Reading in shoe images
shoes <- matrix(0, nrow=17, ncol=9000000)
files <- list.files("../data/shoes")
# Read in each image in our data directory
for (i in 1:length(files)){
filepath <- file.path("../data/shoes", files[i])
# Resizing images, otherwise we run into local memory problems as the image matrix becomes too large
img <- resizeImage(readJPEG(filepath, native=FALSE), 1200 / 20, 2500 / 20)
# Extract the RGB values from our array and append them to a single array
r <- as.vector(img[,,1])
g <- as.vector(img[,,2])
b <- as.vector(img[,,3])
vec <- c(r, g, b)
shoes[i, ] <- c(r, g, b)
}
print(dim(shoes))
## [1] 17 9000000
Let’s convert our matrix to a dataframe. We’re taking the transpose
(t()) of our image matrix because we want each column of
our dataframe to be a vector representing one input image.
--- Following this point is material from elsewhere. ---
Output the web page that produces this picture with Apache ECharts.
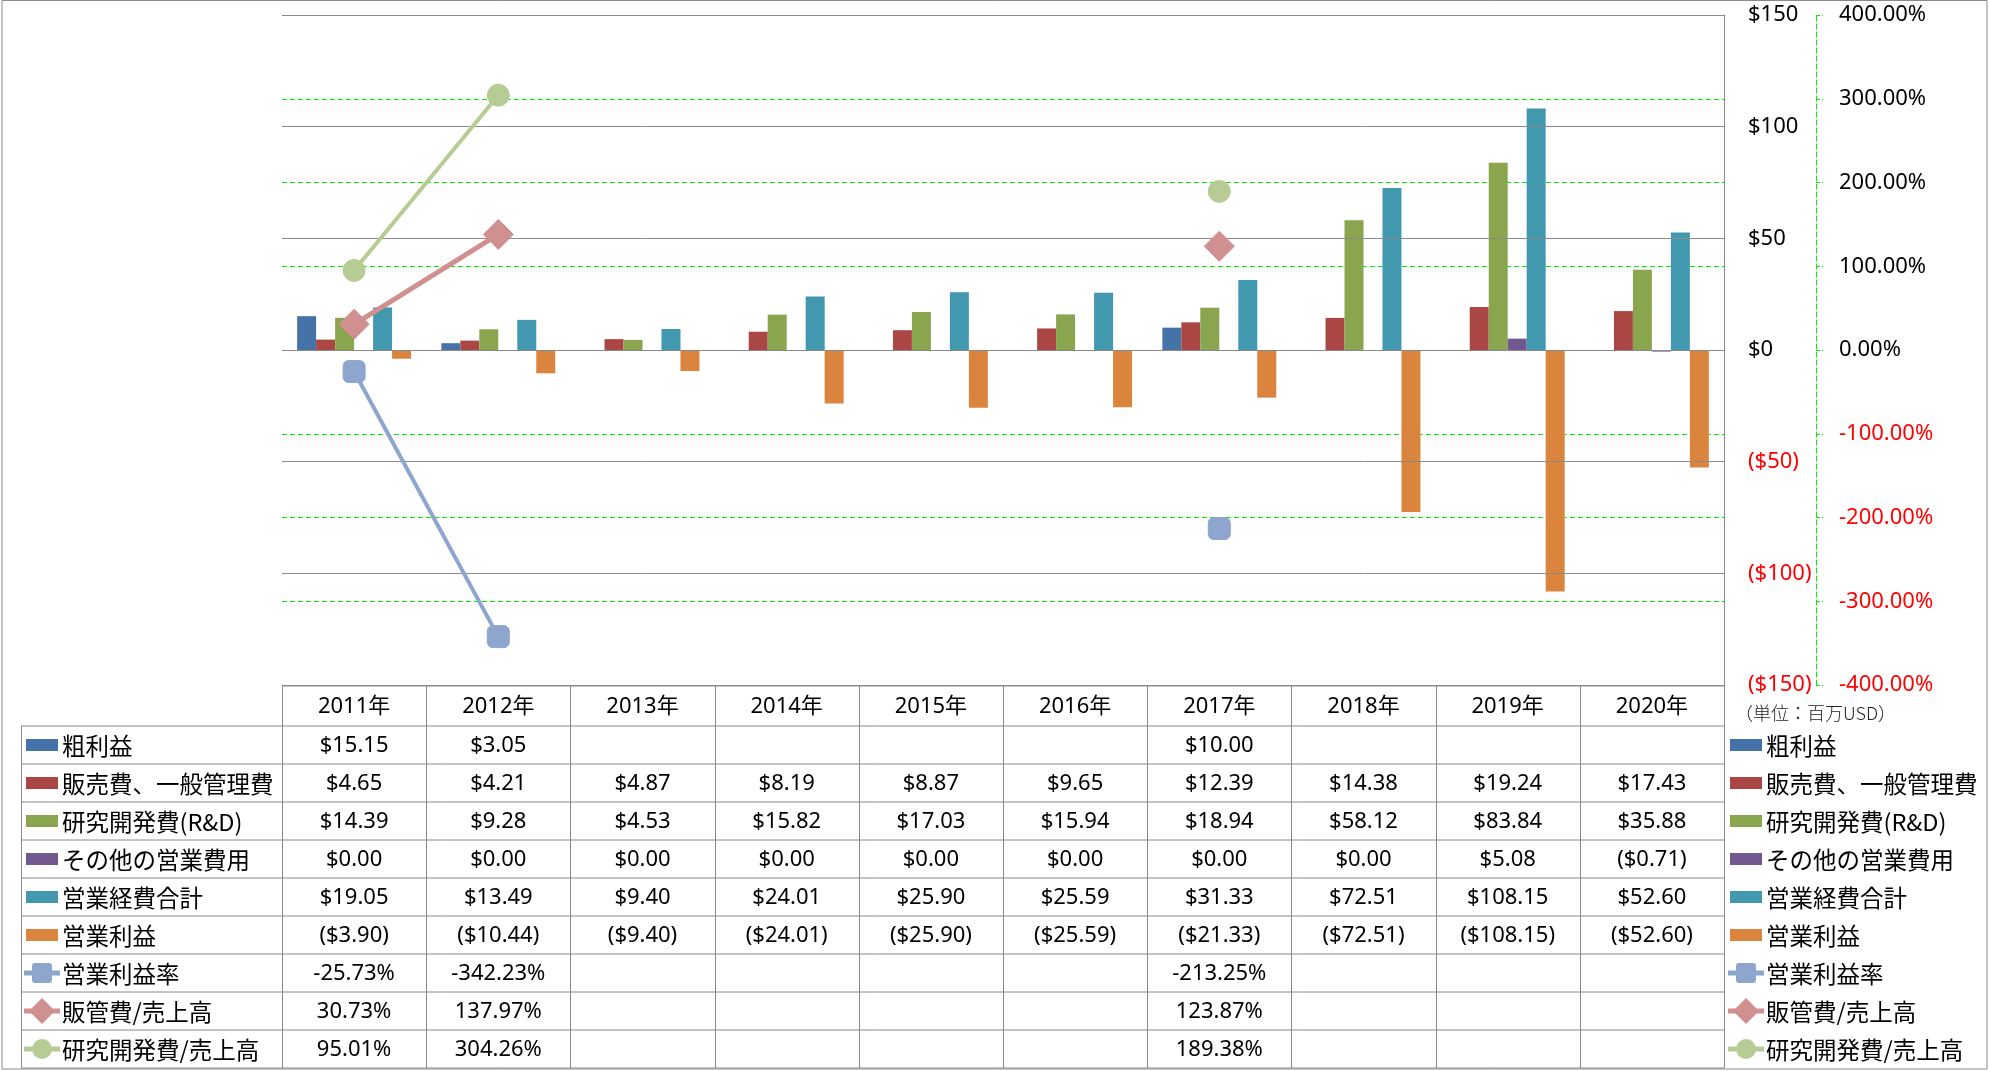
<!DOCTYPE html>
<html>
<head>
<meta charset="utf-8">
<script src="https://cdn.jsdelivr.net/npm/echarts@6/dist/echarts.min.js"></script>
<style>
html,body{margin:0;padding:0;background:#fff;}
#chart{width:1989px;height:1071px;}
</style>
</head>
<body>
<div id="chart"></div>
<script>
// ---- data ----
const years = ['2011年','2012年','2013年','2014年','2015年','2016年','2017年','2018年','2019年','2020年'];
const grossProfit = [15.15, 3.05, null, null, null, null, 10.00, null, null, null];
const sgaExpense = [4.65, 4.21, 4.87, 8.19, 8.87, 9.65, 12.39, 14.38, 19.24, 17.43];
const rdExpense = [14.39, 9.28, 4.53, 15.82, 17.03, 15.94, 18.94, 58.12, 83.84, 35.88];
const otherExpense = [0, 0, 0, 0, 0, 0, 0, 0, 5.08, -0.71];
const totalOpex = [19.05, 13.49, 9.40, 24.01, 25.90, 25.59, 31.33, 72.51, 108.15, 52.60];
const opIncome = [-3.90, -10.44, -9.40, -24.01, -25.90, -25.59, -21.33, -72.51, -108.15, -52.60];
const opMargin = [-25.73, -342.23, null, null, null, null, -213.25, null, null, null];
const sgaRatio = [30.73, 137.97, null, null, null, null, 123.87, null, null, null];
const rdRatio = [95.01, 304.26, null, null, null, null, 189.38, null, null, null];
const usdTicks = {min: -150, max: 150, interval: 50};
const pctTicks = {min: -400, max: 400, interval: 100};
const unitNote = '（単位：百万USD）';

// ---- styling / layout ----
const GRID = {left: 282, top: 15, width: 1442, height: 670};
const ROW_TOP = 726, ROW_H = 38, HEADER_TOP = 686;
const LEG_L = 26, LEG_R = 1730;
const gray = '#8a8a8a', green = '#00ee00';
const NUM_FONT = 'Noto Sans, "Noto Sans CJK JP", sans-serif';
const CJK_FONT = '"Noto Sans CJK JP", "Noto Sans", sans-serif';

const barSeries = [
  {name: '粗利益', data: grossProfit, color: '#4572A7', kind: 'money'},
  {name: '販売費、一般管理費', data: sgaExpense, color: '#AA4643', kind: 'money'},
  {name: '研究開発費(R&D)', data: rdExpense, color: '#89A54E', kind: 'money'},
  {name: 'その他の営業費用', data: otherExpense, color: '#71588F', kind: 'money'},
  {name: '営業経費合計', data: totalOpex, color: '#4198AF', kind: 'money'},
  {name: '営業利益', data: opIncome, color: '#DB843D', kind: 'money'}
];
const lineSeries = [
  {name: '営業利益率', data: opMargin, color: '#8EA6CE', symbol: 'roundRect', size: 22, width: 4, kind: 'pct'},
  {name: '販管費/売上高', data: sgaRatio, color: '#D09090', symbol: 'diamond', size: 30, width: 5, kind: 'pct'},
  {name: '研究開発費/売上高', data: rdRatio, color: '#B7CC94', symbol: 'circle', size: 22, width: 4, kind: 'pct'}
];

function fmtMoney(v){
  if (v === null || v === undefined) return '';
  return v < 0 ? '($' + Math.abs(v).toFixed(2) + ')' : '$' + v.toFixed(2);
}
function fmtPct(v){
  if (v === null || v === undefined) return '';
  return v.toFixed(2) + '%';
}

const series = [];
barSeries.forEach(s => series.push({
  name: s.name, type: 'bar', data: s.data, yAxisIndex: 0,
  barGap: '0%', barCategoryGap: '21%',
  itemStyle: {color: s.color}
}));
lineSeries.forEach(s => series.push({
  name: s.name, type: 'line', data: s.data, yAxisIndex: 1,
  symbol: s.symbol, symbolSize: s.size, connectNulls: false,
  lineStyle: {color: s.color, width: s.width},
  itemStyle: {color: s.color, borderColor: s.color, borderWidth: 1}
}));

const chart = echarts.init(document.getElementById('chart'), null, {renderer: 'canvas'});
chart.setOption({
  animation: false,
  backgroundColor: '#fff',
  grid: {left: GRID.left, top: GRID.top, width: GRID.width, height: GRID.height, containLabel: false},
  xAxis: {
    type: 'category', data: years,
    axisLine: {show: false}, axisTick: {show: false}, axisLabel: {show: false}, splitLine: {show: false}
  },
  yAxis: [
    {
      type: 'value', position: 'right', min: usdTicks.min, max: usdTicks.max, interval: usdTicks.interval, z: 3,
      axisLine: {show: true, lineStyle: {color: gray, width: 1}},
      axisTick: {show: false},
      axisLabel: {
        margin: 24, fontSize: 22, fontFamily: NUM_FONT,
        formatter: v => v < 0 ? '($' + (-v) + ')' : '$' + v,
        color: v => (v < 0 ? '#ff0000' : '#000000')
      },
      splitLine: {show: true, lineStyle: {color: gray, width: 1}}
    },
    {
      type: 'value', position: 'right', offset: 92, min: pctTicks.min, max: pctTicks.max, interval: pctTicks.interval, z: 1,
      axisLine: {show: true, lineStyle: {color: green, width: 1, type: [5, 3]}},
      axisTick: {show: true, length: 7, lineStyle: {color: green, width: 1, type: [4, 2]}},
      axisLabel: {
        margin: 23, fontSize: 22, fontFamily: NUM_FONT,
        formatter: v => v.toFixed(2) + '%',
        color: v => (v < 0 ? '#ff0000' : '#000000')
      },
      splitLine: {show: true, lineStyle: {color: green, width: 1.2, type: [5, 3]}}
    }
  ],
  series: series
});

// ---- data table + legends built from the category axis positions ----
const graphics = [];
const colX = years.map((y, i) => chart.convertToPixel({xAxisIndex: 0}, i));
const colW = GRID.width / years.length;
const tableLeft = GRID.left, tableRight = GRID.left + GRID.width;
const allRows = barSeries.concat(lineSeries);
const tableBottom = ROW_TOP + ROW_H * allRows.length;

// outer border
graphics.push({type: 'rect', shape: {x: 2, y: 0.5, width: 1985, height: 1068.5}, style: {fill: null, stroke: gray, lineWidth: 1}, silent: true});
// header top line
graphics.push({type: 'line', shape: {x1: tableLeft, y1: HEADER_TOP, x2: tableRight, y2: HEADER_TOP}, style: {stroke: gray, lineWidth: 1}});
// horizontal row lines
for (let r = 0; r <= allRows.length; r++) {
  const y = ROW_TOP + r * ROW_H;
  graphics.push({type: 'line', shape: {x1: 21.5, y1: y, x2: tableRight, y2: y}, style: {stroke: gray, lineWidth: 1}});
}
// vertical lines
graphics.push({type: 'line', shape: {x1: 21.5, y1: ROW_TOP, x2: 21.5, y2: tableBottom}, style: {stroke: gray, lineWidth: 1}});
for (let c = 0; c <= years.length; c++) {
  const x = Math.round(colX[0] - colW / 2 + c * colW) + 0.5;
  graphics.push({type: 'line', shape: {x1: x, y1: HEADER_TOP, x2: x, y2: tableBottom}, style: {stroke: gray, lineWidth: 1}});
}
// header text
years.forEach((y, i) => graphics.push({
  type: 'text', style: {text: y, x: colX[i], y: (HEADER_TOP + ROW_TOP) / 2 + 1, align: 'center', verticalAlign: 'middle',
    fontSize: 22, fontFamily: NUM_FONT, fill: '#000'}
}));
// unit note
graphics.push({type: 'text', style: {text: unitNote, x: 1735, y: 713, align: 'left', verticalAlign: 'middle',
  fontSize: 18, fontFamily: CJK_FONT, fontWeight: 300, fill: '#222'}});

function legendIcon(s, x, cy) {
  const items = [];
  if (s.symbol === undefined) {
    items.push({type: 'rect', shape: {x: x, y: cy - 6, width: 32, height: 12}, style: {fill: s.color}});
  } else {
    items.push({type: 'line', shape: {x1: x - 2, y1: cy, x2: x + 34, y2: cy}, style: {stroke: s.color, lineWidth: 5}});
    const cx = x + 16;
    if (s.symbol === 'roundRect') {
      items.push({type: 'rect', shape: {x: cx - 10, y: cy - 10, width: 20, height: 20, r: 3}, style: {fill: s.color}});
    } else if (s.symbol === 'diamond') {
      items.push({type: 'polygon', shape: {points: [[cx, cy - 13], [cx + 13, cy], [cx, cy + 13], [cx - 13, cy]]}, style: {fill: s.color}});
    } else {
      items.push({type: 'circle', shape: {cx: cx, cy: cy, r: 10}, style: {fill: s.color}});
    }
  }
  return items;
}

allRows.forEach((s, r) => {
  const cy = ROW_TOP + r * ROW_H + ROW_H / 2;
  // left legend cell
  legendIcon(s, LEG_L, cy).forEach(g => graphics.push(g));
  graphics.push({type: 'text', style: {text: s.name, x: 62, y: cy + 1, align: 'left', verticalAlign: 'middle',
    fontSize: 23.5, fontFamily: CJK_FONT, fill: '#000'}});
  // right legend
  legendIcon(s, LEG_R, cy).forEach(g => graphics.push(g));
  graphics.push({type: 'text', style: {text: s.name, x: 1766, y: cy + 1, align: 'left', verticalAlign: 'middle',
    fontSize: 23.5, fontFamily: CJK_FONT, fill: '#000'}});
  // values
  s.data.forEach((v, i) => {
    const t = s.kind === 'money' ? fmtMoney(v) : fmtPct(v);
    if (!t) return;
    graphics.push({type: 'text', style: {text: t, x: colX[i], y: cy + 1, align: 'center', verticalAlign: 'middle',
      fontSize: 22, fontFamily: NUM_FONT, fill: '#000'}});
  });
});
// right table border / axis line extension
graphics.push({type: 'line', shape: {x1: tableRight + 0.5, y1: GRID.top, x2: tableRight + 0.5, y2: tableBottom}, style: {stroke: gray, lineWidth: 1}});

chart.setOption({graphic: {elements: graphics}});
</script>
</body>
</html>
shoes <- data.frame(x=t(shoes))
Now we need to center the mean dataframe using the built-in
scale function. The idea here is to make the subtract the
mean form our data, so that the dataset has a mean of zero.
scaled <- scale(shoes, center = TRUE, scale = TRUE)
mean_shoe <- attr(scaled, "scaled:center")
std_shoe <- attr(scaled, "scaled:scale")
Calculate covariance matrix of our scaled matrix. We can use the
built-in R cov function. Since we’re dealing with such a
large array, we’ll need to use the
Sys.setenv('R_MAX_VSIZE'=32000000000) command to allocate
enough memory.
sigma <- cov(scaled)
Get eigenvalues and eigenvectors from our covariance matrix. These should represent the principal components of our input dataset.
eigen <- eigen(sigma)
eigenvalues <- eigen$values
eigenvectors <- eigen$vectors
Choosing principal components from the
cumulative_sum <- cumsum(eigenvalues) / sum(eigenvalues)
# We want to account for 80% of the variability in our input image dataset, so we'll set the threshold criterion to 0.8
thres <- min(which(cumulative_sum > 0.80))
Creating a scree plot of our eigenvalues. The “turning point/elbow” of this graph shows us the number of eigenvalues/eigenvectors we should be using.
pca_data <- data.frame(eigenvalues, cumulative_sum)
ggplot(data=pca_data, aes(x = eigenvalues, y = cumulative_sum)) + geom_line()
scaling <- diag(eigenvalues[1:thres] ^ (-1/2)) / (sqrt(nrow(scaled)-1))
eigenshoes <- scaled %*% eigenvectors[, 1:thres] %*% scaling
# Get eigneshoe image and plot
eigenshoe <- array(eigenshoes[,2], c(60,125,3))
imageShow(eigenshoe)